- Brief
Check each line below for the word "with", and copy those that have it.

[Start Information provided]

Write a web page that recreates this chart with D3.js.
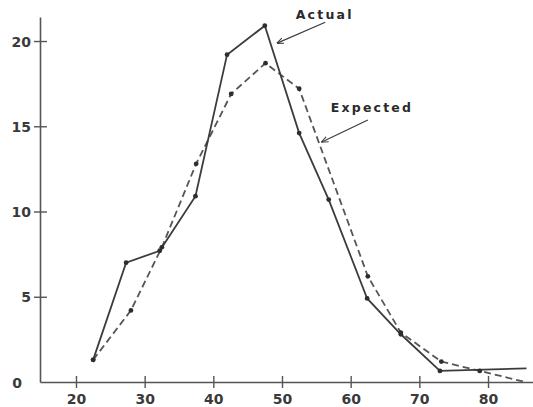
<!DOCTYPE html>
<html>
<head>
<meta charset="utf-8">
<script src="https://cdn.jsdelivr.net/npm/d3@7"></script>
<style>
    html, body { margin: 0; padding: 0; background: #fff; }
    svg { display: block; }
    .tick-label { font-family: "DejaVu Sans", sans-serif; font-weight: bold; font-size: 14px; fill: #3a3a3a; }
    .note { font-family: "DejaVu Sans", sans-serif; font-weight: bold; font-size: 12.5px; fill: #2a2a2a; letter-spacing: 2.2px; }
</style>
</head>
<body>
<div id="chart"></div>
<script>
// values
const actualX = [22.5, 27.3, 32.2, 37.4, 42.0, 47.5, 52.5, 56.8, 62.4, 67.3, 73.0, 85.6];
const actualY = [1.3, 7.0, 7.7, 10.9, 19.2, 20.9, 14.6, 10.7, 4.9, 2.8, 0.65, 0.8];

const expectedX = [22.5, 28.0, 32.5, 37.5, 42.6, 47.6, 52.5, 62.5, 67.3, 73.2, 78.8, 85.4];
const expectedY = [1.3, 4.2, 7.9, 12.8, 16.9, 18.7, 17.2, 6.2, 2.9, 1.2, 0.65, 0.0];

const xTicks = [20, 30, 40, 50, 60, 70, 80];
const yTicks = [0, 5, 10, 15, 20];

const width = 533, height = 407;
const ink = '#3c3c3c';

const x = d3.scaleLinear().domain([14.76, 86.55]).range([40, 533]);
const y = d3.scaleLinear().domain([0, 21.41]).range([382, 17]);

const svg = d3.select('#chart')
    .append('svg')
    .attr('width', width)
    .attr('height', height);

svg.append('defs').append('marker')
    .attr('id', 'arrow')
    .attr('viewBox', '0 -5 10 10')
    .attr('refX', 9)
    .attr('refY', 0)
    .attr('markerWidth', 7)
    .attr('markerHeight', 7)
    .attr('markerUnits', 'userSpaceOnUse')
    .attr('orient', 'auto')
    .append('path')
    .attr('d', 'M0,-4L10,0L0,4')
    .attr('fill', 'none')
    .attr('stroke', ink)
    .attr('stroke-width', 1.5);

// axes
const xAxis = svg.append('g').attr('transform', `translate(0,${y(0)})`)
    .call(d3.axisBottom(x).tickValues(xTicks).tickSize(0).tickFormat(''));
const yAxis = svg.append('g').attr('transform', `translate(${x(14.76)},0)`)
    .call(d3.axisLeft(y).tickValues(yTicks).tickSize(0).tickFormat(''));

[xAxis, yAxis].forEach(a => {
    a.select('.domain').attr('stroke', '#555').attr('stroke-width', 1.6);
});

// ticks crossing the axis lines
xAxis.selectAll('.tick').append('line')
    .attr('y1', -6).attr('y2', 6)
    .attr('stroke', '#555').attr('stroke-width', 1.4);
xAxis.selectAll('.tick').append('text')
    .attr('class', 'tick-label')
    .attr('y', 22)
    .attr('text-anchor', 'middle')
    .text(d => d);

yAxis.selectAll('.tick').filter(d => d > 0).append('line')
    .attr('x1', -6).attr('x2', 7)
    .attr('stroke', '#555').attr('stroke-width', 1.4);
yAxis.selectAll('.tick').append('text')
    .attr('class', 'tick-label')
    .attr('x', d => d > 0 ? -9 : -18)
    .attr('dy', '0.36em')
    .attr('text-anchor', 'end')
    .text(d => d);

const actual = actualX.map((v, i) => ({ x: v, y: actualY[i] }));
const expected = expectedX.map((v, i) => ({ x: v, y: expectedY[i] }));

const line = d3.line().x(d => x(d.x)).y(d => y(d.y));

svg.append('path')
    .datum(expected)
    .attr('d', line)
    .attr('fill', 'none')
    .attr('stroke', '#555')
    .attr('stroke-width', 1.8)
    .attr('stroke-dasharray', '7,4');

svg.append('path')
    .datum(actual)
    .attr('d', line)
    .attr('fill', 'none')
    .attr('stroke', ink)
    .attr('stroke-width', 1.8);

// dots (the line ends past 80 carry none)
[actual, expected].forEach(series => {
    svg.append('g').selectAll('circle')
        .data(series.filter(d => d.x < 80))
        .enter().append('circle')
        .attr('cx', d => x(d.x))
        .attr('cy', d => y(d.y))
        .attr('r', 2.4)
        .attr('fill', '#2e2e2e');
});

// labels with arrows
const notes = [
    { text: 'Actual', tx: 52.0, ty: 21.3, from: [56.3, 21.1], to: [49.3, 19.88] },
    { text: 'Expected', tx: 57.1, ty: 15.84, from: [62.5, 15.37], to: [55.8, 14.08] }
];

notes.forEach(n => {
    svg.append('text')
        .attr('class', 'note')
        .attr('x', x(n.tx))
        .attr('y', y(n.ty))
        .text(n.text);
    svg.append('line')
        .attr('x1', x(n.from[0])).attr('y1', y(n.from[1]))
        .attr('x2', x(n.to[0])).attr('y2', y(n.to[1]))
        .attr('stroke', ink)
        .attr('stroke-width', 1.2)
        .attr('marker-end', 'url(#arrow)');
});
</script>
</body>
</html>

[End Information provided]

- Response for this exercise
Write a web page that recreates this chart with D3.js.
// labels with arrows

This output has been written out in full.